#inthisyear1978: Six Days Karlskoga – KTM wins Manufacturers Award
2018 marks the first-ever World Enduro Super Series, the first competition to combine the Hard, Classic, Beach, and Cross-Country disciplines – including the Red Bull Hare Scramble on the Erzberg. According to Winfried Kerschhaggl, manager of the WESS Series: “The sport has grown tremendously in recent years, now it’s time for a championship that brings the key events together.”
With one round to go, six KTM riders number among the top ten, with Manuel Lettenbichler one of those snapping at the heels of the leaders. The racers from Mattighofen are considered hot favorites for the WESS title.
On the other hand, the shine has to some extent come off the International Six Days Enduro in recent years, once likened to the Olympics of motorcycling.
Ever since John Penton set the ball rolling at the end of the 1960s with his call for the series manufacture of offroad machines, KTM has been heavily involved in classic enduro sports, both in national championships as well as in the European and later world championships. However, the Six Days Enduro, the annual highlight of the season in autumn, was not initially an event for individual riders. Instead it was a team competition similar to the MX of Nations in motocross. In addition to the World Trophy for national teams that until recently were made up of six riders, the “Silver Vase” was for teams of four. The “Manufacturers Award” was of particular interest to manufacturers involved in offroad racing. In this competition a team of three riders aimed to cross the finish line without picking up any penalties with the aim of demonstrating the speed and reliability of their brand.
Delivery of the first Penton offroad machines was taken in the USA in 1968, and a week later they got the opportunity to show just what they could do at the Stone Mountain Enduro in Georgia. Six short months later at the end of September, the Penton squad and their machines made a return to Europe to enter the “43rd Sei Giorni Internazionale di Regolarita”, the International Six Days Enduro in San Pellegrino, Italy. There’s no doubt it was a big risk taking the four small machines, with just 475cc between them, to the Bergamasche Mountains for their first European competition. But, John Penton, straight from his Stone Mountain victory in the USA, was undaunted. Together with his son Tom Penton, Dave Mungenast, and Leroy Winters, the Penton Vase team ended in 10th place: more than a good result when one considers that a year earlier the machines were not even on the drawing board. Incidentally, the winners that year were the Italian Vase team that included Arnaldo Farioli, later to become a KTM importer.

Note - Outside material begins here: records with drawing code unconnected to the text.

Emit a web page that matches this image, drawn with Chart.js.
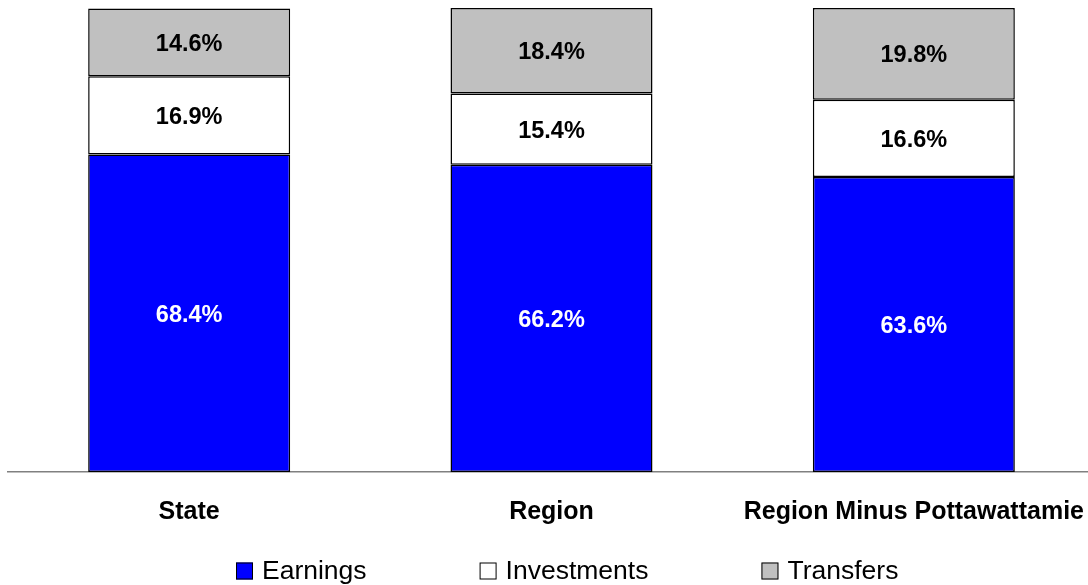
<!DOCTYPE html>
<html>
<head>
<meta charset="utf-8">
<script src="https://cdn.jsdelivr.net/npm/chart.js@4/dist/chart.umd.min.js"></script>
<style>
    html, body { margin: 0; padding: 0; background: #fff; overflow: hidden; }
    #wrap { width: 1100px; height: 585px; }
</style>
</head>
<body>
<div id="wrap"><canvas id="incomeChart" width="1100" height="585"></canvas></div>
<script>
// Anteile am Einkommen (in %)
const categories = ['State', 'Region', 'Region Minus Pottawattamie'];
const earnings = [68.4, 66.2, 63.6];
const investments = [16.9, 15.4, 16.6];
const transfers = [14.6, 18.4, 19.8];

const fontFamily = "'Liberation Sans', Arial, sans-serif";

// Prozentwerte mittig in die Segmente schreiben
const valueLabels = {
    id: 'valueLabels',
    afterDatasetsDraw(chart) {
        const ctx = chart.ctx;
        ctx.save();
        ctx.font = 'bold 23.5px ' + fontFamily;
        ctx.textAlign = 'center';
        ctx.textBaseline = 'middle';
        chart.data.datasets.forEach((ds, i) => {
            const meta = chart.getDatasetMeta(i);
            meta.data.forEach((bar, j) => {
                const y = (bar.y + bar.base) / 2;
                ctx.fillStyle = ds.labelColor;
                ctx.fillText(ds.data[j].toFixed(1) + '%', bar.x, y + 2);
            });
        });
        ctx.restore();
    }
};

// Legende unten, Einträge mit festen Abständen
const bottomLegend = {
    id: 'bottomLegend',
    afterDraw(chart) {
        const ctx = chart.ctx;
        const box = 17, textGap = 9, itemGap = 113;
        const centerX = 567, centerY = 571;
        ctx.save();
        ctx.font = '26.5px ' + fontFamily;
        ctx.textBaseline = 'middle';
        ctx.textAlign = 'left';
        const items = chart.data.datasets.map(ds => ({
            text: ds.label,
            color: ds.backgroundColor,
            width: box + textGap + ctx.measureText(ds.label).width
        }));
        const total = items.reduce((s, it) => s + it.width, 0) + itemGap * (items.length - 1);
        let x = Math.round(centerX - total / 2);
        items.forEach(it => {
            ctx.fillStyle = it.color;
            ctx.fillRect(x, centerY - box / 2, box, box);
            ctx.strokeStyle = '#000';
            ctx.lineWidth = 1;
            ctx.strokeRect(x + 0.5, centerY - box / 2 + 0.5, box - 1, box - 1);
            ctx.fillStyle = '#000';
            ctx.fillText(it.text, x + box + textGap, centerY + 1);
            x += it.width + itemGap;
        });
        ctx.restore();
    }
};

const ctx = document.getElementById('incomeChart').getContext('2d');
const incomeChart = new Chart(ctx, {
    type: 'bar',
    data: {
        labels: categories,
        datasets: [{
            label: 'Earnings',
            data: earnings,
            backgroundColor: '#0000ff',
            labelColor: '#ffffff',
        }, {
            label: 'Investments',
            data: investments,
            backgroundColor: '#ffffff',
            labelColor: '#000000',
        }, {
            label: 'Transfers',
            data: transfers,
            backgroundColor: '#c0c0c0',
            labelColor: '#000000',
        }],
    },
    options: {
        responsive: false,
        animation: false,
        devicePixelRatio: 1,
        layout: {
            padding: { left: 8, right: 5, top: 8, bottom: 0 },
        },
        datasets: {
            bar: {
                borderColor: '#000000',
                borderWidth: 1.5,
                borderSkipped: false,
                categoryPercentage: 1,
                barPercentage: 0.5575,
            },
        },
        plugins: {
            legend: { display: false },
            tooltip: { enabled: false },
        },
        scales: {
            x: {
                stacked: true,
                grid: { display: false, drawTicks: false },
                border: { display: true, color: '#808080', width: 1.5 },
                ticks: {
                    color: '#000000',
                    padding: 25,
                    font: { family: fontFamily, size: 25, weight: 'bold' },
                },
                // Platz unter der Achse für Beschriftung und Legende
                afterFit(scale) {
                    scale.height = 113;
                    scale.paddingLeft = 0;
                    scale.paddingRight = 0;
                },
            },
            y: {
                stacked: true,
                display: false,
                min: 0,
                max: 100,
            },
        },
    },
    plugins: [valueLabels, bottomLegend],
});
</script>
</body>
</html>
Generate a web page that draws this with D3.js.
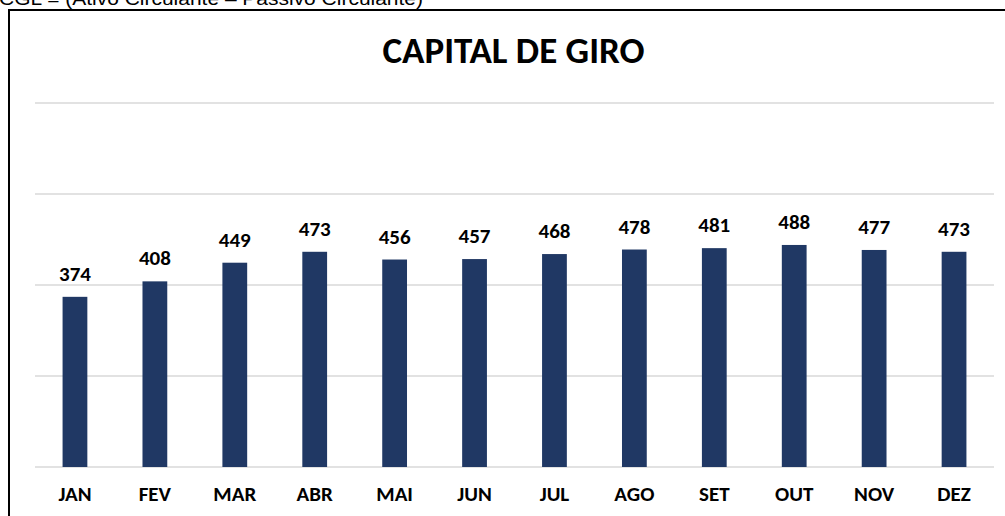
<!DOCTYPE html>
<html>
<head>
<meta charset="utf-8">
<script src="https://cdn.jsdelivr.net/npm/d3@7"></script>
<style>
  body { margin: 0; background: #fff; }
  svg { display: block; }
</style>
</head>
<body>
<div id="chartDiv"></div>
<script>
let w = 1005
let h = 516

let MONTHS = ["JAN", "FEV", "MAR", "ABR", "MAI", "JUN", "JUL", "AGO", "SET", "OUT", "NOV", "DEZ"]
let VALUES = [374, 408, 449, 473, 456, 457, 468, 478, 481, 488, 477, 473]
let Y_TICKS = [0, 200, 400, 600, 800]
let TITLE = "CAPITAL DE GIRO"
let NOTE = "CGL = (Ativo Circulante – Passivo Circulante)"

let font = "Calibri, Carlito, 'Open Sans', 'Liberation Sans', sans-serif"
let barColor = "#203864"

let svg = d3.select("#chartDiv")
  .append("svg")
  .attr("width", w)
  .attr("height", h)

// text above the frame (cut off by the page edge)
svg.append("text")
  .attr("x", -1)
  .attr("y", 5)
  .attr("font-family", "'Liberation Sans', Arial, sans-serif")
  .attr("font-size", 19)
  .attr("textLength", 424)
  .attr("lengthAdjust", "spacingAndGlyphs")
  .attr("fill", "#000")
  .text(NOTE)

// chart frame
svg.append("rect")
  .attr("x", 9)
  .attr("y", 10)
  .attr("width", w + 20)
  .attr("height", h + 20)
  .attr("fill", "none")
  .attr("stroke", "#000")
  .attr("stroke-width", 2)

let x = d3.scaleBand()
  .domain(MONTHS)
  .range([35, 994])
  .paddingInner(0.69)
  .paddingOuter(0.345)

let y = d3.scaleLinear()
  .domain([0, 800])
  .range([467, 103])

// gridlines
svg.append("g")
  .selectAll("line")
  .data(Y_TICKS)
  .enter()
  .append("line")
  .attr("x1", 35)
  .attr("x2", 994)
  .attr("y1", d => y(d))
  .attr("y2", d => y(d))
  .attr("stroke", "#d9d9d9")
  .attr("stroke-width", 1.5)

// title
svg.append("text")
  .attr("x", 513.5)
  .attr("y", 63)
  .attr("text-anchor", "middle")
  .attr("font-family", font)
  .attr("font-weight", "bold")
  .attr("font-size", 37)
  .text(TITLE)

let data = MONTHS.map((m, i) => ({ month: m, value: VALUES[i] }))

// bars
svg.append("g")
  .selectAll("rect")
  .data(data)
  .enter()
  .append("rect")
  .attr("x", d => x(d.month))
  .attr("y", d => y(d.value))
  .attr("width", x.bandwidth())
  .attr("height", d => y(0) - y(d.value))
  .attr("fill", barColor)

// value labels
svg.append("g")
  .selectAll("text")
  .data(data)
  .enter()
  .append("text")
  .attr("x", d => x(d.month) + x.bandwidth() / 2)
  .attr("y", d => y(d.value) - 16)
  .attr("text-anchor", "middle")
  .attr("font-family", font)
  .attr("font-weight", "bold")
  .attr("font-size", 21)
  .text(d => d.value)

// x axis labels
let xAxis = d3.axisBottom(x).tickSize(0).tickPadding(0)
let gx = svg.append("g")
  .attr("transform", "translate(0," + y(0) + ")")
  .call(xAxis)
gx.select(".domain").remove()
gx.selectAll("text")
  .attr("dy", null)
  .attr("y", 34)
  .attr("font-family", font)
  .attr("font-weight", "bold")
  .attr("font-size", 21)
  .attr("fill", "#000")
</script>
</body>
</html>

Ten years on and KTM won the Manufacturers Award for the first time. The Six Days took place between September 4 and 9, 1978 in the environs of Värnamo in Sweden and, at the end of six hard days racing, KTM led the board in a total of 45 brand teams.

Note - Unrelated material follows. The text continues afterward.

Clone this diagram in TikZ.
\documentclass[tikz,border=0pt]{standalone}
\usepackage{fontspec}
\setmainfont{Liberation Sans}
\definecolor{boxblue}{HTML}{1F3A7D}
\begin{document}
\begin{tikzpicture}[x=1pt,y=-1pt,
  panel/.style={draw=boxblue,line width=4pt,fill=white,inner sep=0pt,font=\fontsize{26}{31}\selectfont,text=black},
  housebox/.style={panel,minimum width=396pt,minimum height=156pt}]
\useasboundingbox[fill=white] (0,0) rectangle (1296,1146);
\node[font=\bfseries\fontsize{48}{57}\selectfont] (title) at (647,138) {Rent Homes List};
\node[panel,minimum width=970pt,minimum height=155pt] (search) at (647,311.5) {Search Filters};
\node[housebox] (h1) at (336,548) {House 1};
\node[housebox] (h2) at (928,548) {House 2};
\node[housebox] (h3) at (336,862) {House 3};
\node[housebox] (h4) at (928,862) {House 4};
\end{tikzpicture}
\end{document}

At that time, international enduro racing was in the hands of the various national importers; only the entry in the Motocross World Championship came directly from the factory in Mattighofen. Seven importers from Belgium to the USA started with KTM brand teams in Sweden. In Harald Strößenreuther, Reinhard Christel, and Paul Rottler, KTM Germany importer Toni Stöcklmeier, himself once a successful Six Days racer and 1974 German offroad champion in the 350cc category, put forward three reigning national champions all the same time. These three competed valiantly and by the end took 40 seconds and nearly a minute off the Zündapp and Jawa teams, who had started as favorites.
Today, the International Six Days Enduro is the offroad event with the longest tradition. Originally called the International Six Days Reliability Trial, this was an endurance race for motorcycles and threewheeler that was held for the first time in 1913 in Carlisle (UK). Since then the International Six Days Enduro, or the “Olympics of Motorcycling” as it is often known, has taken place every year in autumn, with the exception of the two world wars. This year it is being held for the 93rd time in the Chilean city of Viña del Mar. Albeit, it has to be said that the “Six Days” has lost much of its appeal these days. There has even been talk of making the one-time highlight of every offroad year a bi-annual event. Having said that, there’s one thing that won’t change this year – when the 600 participants push their bikes up to the starting line on November 12, the color orange is set to dominate again. Like many professional racers, many private riders continue to put their trust in KTM – the service and lease package was completely booked out in next to no time. And, as in other years, a special “Six Days” version is available again, clearly identifiable by its special decal in honor of the host country.
Two days before the start of the Six Days, the first season of the WESS ended with the Red Bull Knock-Out Beach Race in the Dutch city of Scheveningen with the KTM stars Manuel Lettenbichler, Josep Garcia, Taddy Blazusiak, Jonny Walker, and Nathan Watson – the enduro season promises to be action-packed right to the end.